- **Objective**: From the first line of the listing below to the line with "group_colors = ['#6f82cf', '#62c06e']", print each line exactly, and nothing more. Leave out the pictures.

** BEGIN **

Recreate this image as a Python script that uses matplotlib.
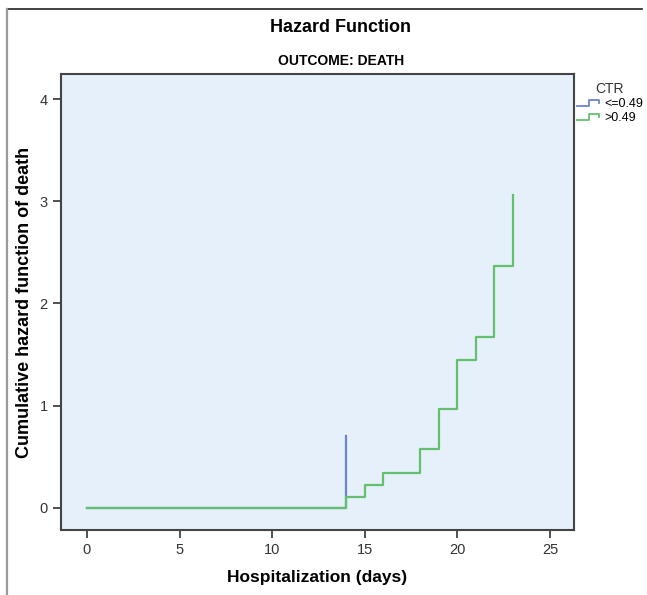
import matplotlib
matplotlib.use('Agg')
import matplotlib.pyplot as plt
from matplotlib.lines import Line2D
from matplotlib.legend_handler import HandlerBase

plt.rcParams['font.family'] = ['Liberation Sans', 'DejaVu Sans']

# --- data ---
low_times = [0, 14]
low_hazard = [0.0, 0.70]

high_times = [0, 14, 15, 16, 18, 19, 20, 21, 22, 23]
high_hazard = [0.0, 0.10, 0.22, 0.34, 0.57, 0.97, 1.45, 1.67, 2.37, 3.06]

group_labels = ['<=0.49', '>0.49']
group_colors = ['#6f82cf', '#62c06e']


class StepHandler(HandlerBase):
    # legend key drawn as a small step shape, like SPSS does
    def create_artists(self, legend, orig_handle, xdescent, ydescent,
                       width, height, fontsize, trans):
        x0, x1, x2 = -xdescent, -xdescent + 0.45 * width, -xdescent + 0.85 * width
        lo, hi = -ydescent + 0.15 * height, -ydescent + 0.8 * height
        line = Line2D([x0, x1, x1, x2, x2], [lo, lo, hi, hi, hi - 0.35 * height],
                      color=orig_handle.get_color(), lw=1.3, transform=trans)
        return [line]


fig = plt.figure(figsize=(6.47, 5.95), dpi=100)
ax = fig.add_axes([0.0943, 0.109, 0.793, 0.767])
ax.set_facecolor('#e6f0fa')

# outer frame (only top and left edges are visible in the crop)
fig.add_artist(Line2D([0.011, 0.992], [0.985, 0.985], color='#222222', lw=1.2))
fig.add_artist(Line2D([0.011, 0.011], [0.0, 0.985], color='#999999', lw=1.6))

ax.step(low_times, low_hazard, where='post', color=group_colors[0], lw=1.6)
ax.step(high_times, high_hazard, where='post', color=group_colors[1], lw=1.6)

ax.set_xlim(-1.4, 26.3)
ax.set_ylim(-0.22, 4.25)
ax.set_xticks([0, 5, 10, 15, 20, 25])
ax.set_yticks([0, 1, 2, 3, 4])
ax.tick_params(direction='out', length=6, width=1.2, color='#333333',
               labelsize=10.5, labelcolor='#333333')
for s in ax.spines.values():
    s.set_color('#444444')
    s.set_linewidth(1.5)

ax.set_xlabel('Hospitalization (days)', fontsize=12.5, fontweight='bold', labelpad=9)
ax.set_ylabel('Cumulative hazard function of death', fontsize=13, fontweight='bold',
              labelpad=5)

fig.text(0.527, 0.953, 'Hazard Function', ha='center', va='center',
         fontsize=13, fontweight='bold')
fig.text(0.527, 0.897, 'OUTCOME: DEATH', ha='center', va='center',
         fontsize=10, fontweight='bold')

handles = [Line2D([], [], color=c) for c in group_colors]
leg = fig.legend(handles, group_labels, title='CTR', loc='upper left',
                 bbox_to_anchor=(0.892, 0.862), frameon=False, fontsize=9,
                 title_fontsize=10, handlelength=2.1, handletextpad=0.05,
                 labelspacing=0.15, borderpad=0, borderaxespad=0,
                 handler_map={Line2D: StepHandler()})
leg.get_title().set_color('#333333')

fig.savefig('out.png', dpi=100)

** END **

- **Reply**:
Recreate this image as a Python script that uses matplotlib.
import matplotlib
matplotlib.use('Agg')
import matplotlib.pyplot as plt
from matplotlib.lines import Line2D
from matplotlib.legend_handler import HandlerBase

plt.rcParams['font.family'] = ['Liberation Sans', 'DejaVu Sans']

# --- data ---
low_times = [0, 14]
low_hazard = [0.0, 0.70]

high_times = [0, 14, 15, 16, 18, 19, 20, 21, 22, 23]
high_hazard = [0.0, 0.10, 0.22, 0.34, 0.57, 0.97, 1.45, 1.67, 2.37, 3.06]

group_labels = ['<=0.49', '>0.49']
group_colors = ['#6f82cf', '#62c06e']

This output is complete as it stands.